# Start of Record set

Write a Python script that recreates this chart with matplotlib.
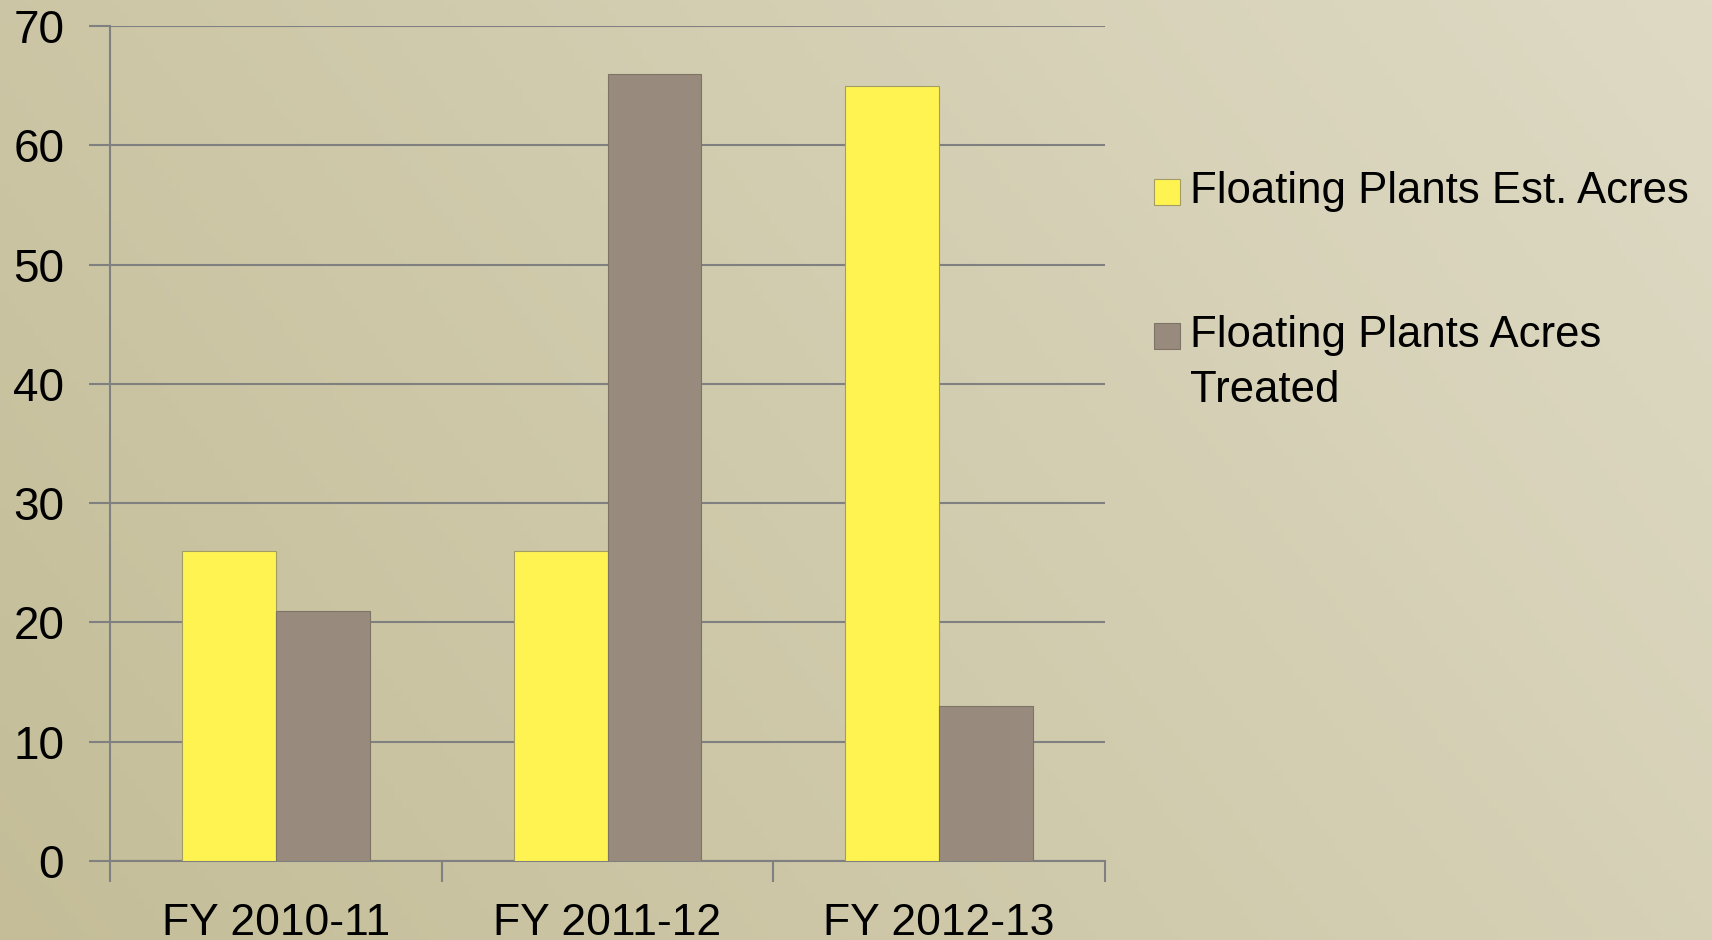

# End of Record set
# Start of Record set

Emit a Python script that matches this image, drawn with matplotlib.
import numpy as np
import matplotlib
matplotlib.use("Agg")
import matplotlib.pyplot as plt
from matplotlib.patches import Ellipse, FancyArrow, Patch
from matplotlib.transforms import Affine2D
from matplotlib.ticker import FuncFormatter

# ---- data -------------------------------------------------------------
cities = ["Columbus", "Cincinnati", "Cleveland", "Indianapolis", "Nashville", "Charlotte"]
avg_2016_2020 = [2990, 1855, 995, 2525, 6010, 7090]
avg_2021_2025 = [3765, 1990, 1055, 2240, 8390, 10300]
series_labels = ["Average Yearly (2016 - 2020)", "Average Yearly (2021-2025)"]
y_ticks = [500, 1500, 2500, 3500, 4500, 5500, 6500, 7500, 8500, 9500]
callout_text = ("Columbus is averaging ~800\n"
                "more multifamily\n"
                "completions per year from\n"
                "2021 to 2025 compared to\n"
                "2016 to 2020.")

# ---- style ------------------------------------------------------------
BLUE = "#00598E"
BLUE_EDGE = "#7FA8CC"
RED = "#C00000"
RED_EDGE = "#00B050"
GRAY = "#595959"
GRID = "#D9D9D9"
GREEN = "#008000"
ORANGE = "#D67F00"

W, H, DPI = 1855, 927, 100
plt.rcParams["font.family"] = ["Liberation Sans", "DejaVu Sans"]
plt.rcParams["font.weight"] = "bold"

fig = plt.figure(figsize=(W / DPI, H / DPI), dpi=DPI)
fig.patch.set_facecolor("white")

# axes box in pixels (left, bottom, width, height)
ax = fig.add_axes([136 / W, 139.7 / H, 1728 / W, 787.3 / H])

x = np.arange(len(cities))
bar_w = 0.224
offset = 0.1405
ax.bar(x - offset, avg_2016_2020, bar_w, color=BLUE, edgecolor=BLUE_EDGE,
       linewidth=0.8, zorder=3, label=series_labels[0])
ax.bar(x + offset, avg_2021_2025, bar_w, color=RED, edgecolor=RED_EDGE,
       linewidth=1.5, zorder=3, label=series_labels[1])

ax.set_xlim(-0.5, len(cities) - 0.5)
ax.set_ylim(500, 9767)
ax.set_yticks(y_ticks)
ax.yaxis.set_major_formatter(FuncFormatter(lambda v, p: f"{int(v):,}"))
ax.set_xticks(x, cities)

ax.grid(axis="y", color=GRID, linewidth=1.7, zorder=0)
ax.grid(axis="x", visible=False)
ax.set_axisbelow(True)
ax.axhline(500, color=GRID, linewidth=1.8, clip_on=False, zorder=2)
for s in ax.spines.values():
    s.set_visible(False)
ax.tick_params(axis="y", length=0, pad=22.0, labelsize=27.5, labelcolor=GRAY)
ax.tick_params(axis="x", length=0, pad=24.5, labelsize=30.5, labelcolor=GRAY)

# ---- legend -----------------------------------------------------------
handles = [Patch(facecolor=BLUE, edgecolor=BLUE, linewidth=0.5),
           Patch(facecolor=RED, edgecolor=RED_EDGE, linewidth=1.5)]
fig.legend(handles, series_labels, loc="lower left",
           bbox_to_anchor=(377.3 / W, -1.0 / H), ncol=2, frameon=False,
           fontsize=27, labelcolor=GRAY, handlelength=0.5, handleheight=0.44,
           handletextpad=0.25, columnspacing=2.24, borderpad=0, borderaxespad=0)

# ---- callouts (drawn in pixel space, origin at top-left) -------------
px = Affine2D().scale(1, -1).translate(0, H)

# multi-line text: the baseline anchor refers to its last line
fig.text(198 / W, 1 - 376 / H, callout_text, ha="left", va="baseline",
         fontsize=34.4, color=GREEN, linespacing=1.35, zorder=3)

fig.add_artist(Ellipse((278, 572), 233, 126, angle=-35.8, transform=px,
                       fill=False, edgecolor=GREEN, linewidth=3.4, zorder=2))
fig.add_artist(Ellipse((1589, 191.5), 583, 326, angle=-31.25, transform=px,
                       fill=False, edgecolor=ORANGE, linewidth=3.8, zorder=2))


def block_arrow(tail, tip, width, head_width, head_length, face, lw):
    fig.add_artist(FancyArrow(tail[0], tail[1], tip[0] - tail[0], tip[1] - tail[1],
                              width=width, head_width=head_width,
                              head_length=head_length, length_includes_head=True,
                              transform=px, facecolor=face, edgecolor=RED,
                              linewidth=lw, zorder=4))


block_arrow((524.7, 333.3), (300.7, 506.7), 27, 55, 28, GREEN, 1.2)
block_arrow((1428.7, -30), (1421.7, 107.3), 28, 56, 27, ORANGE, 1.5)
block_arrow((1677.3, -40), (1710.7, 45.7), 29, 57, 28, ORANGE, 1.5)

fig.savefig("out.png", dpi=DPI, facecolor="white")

# End of Record set

### Brief
Exactly the lines from the line that has "Emit a Python" through the line that has "linewidth=1.5, zorder=3, label=series_labels[1])" are to be repeated, both included, with nothing added.

### Result
Emit a Python script that matches this image, drawn with matplotlib.
import numpy as np
import matplotlib
matplotlib.use("Agg")
import matplotlib.pyplot as plt
from matplotlib.patches import Ellipse, FancyArrow, Patch
from matplotlib.transforms import Affine2D
from matplotlib.ticker import FuncFormatter

# ---- data -------------------------------------------------------------
cities = ["Columbus", "Cincinnati", "Cleveland", "Indianapolis", "Nashville", "Charlotte"]
avg_2016_2020 = [2990, 1855, 995, 2525, 6010, 7090]
avg_2021_2025 = [3765, 1990, 1055, 2240, 8390, 10300]
series_labels = ["Average Yearly (2016 - 2020)", "Average Yearly (2021-2025)"]
y_ticks = [500, 1500, 2500, 3500, 4500, 5500, 6500, 7500, 8500, 9500]
callout_text = ("Columbus is averaging ~800\n"
                "more multifamily\n"
                "completions per year from\n"
                "2021 to 2025 compared to\n"
                "2016 to 2020.")

# ---- style ------------------------------------------------------------
BLUE = "#00598E"
BLUE_EDGE = "#7FA8CC"
RED = "#C00000"
RED_EDGE = "#00B050"
GRAY = "#595959"
GRID = "#D9D9D9"
GREEN = "#008000"
ORANGE = "#D67F00"

W, H, DPI = 1855, 927, 100
plt.rcParams["font.family"] = ["Liberation Sans", "DejaVu Sans"]
plt.rcParams["font.weight"] = "bold"

fig = plt.figure(figsize=(W / DPI, H / DPI), dpi=DPI)
fig.patch.set_facecolor("white")

# axes box in pixels (left, bottom, width, height)
ax = fig.add_axes([136 / W, 139.7 / H, 1728 / W, 787.3 / H])

x = np.arange(len(cities))
bar_w = 0.224
offset = 0.1405
ax.bar(x - offset, avg_2016_2020, bar_w, color=BLUE, edgecolor=BLUE_EDGE,
       linewidth=0.8, zorder=3, label=series_labels[0])
ax.bar(x + offset, avg_2021_2025, bar_w, color=RED, edgecolor=RED_EDGE,
       linewidth=1.5, zorder=3, label=series_labels[1])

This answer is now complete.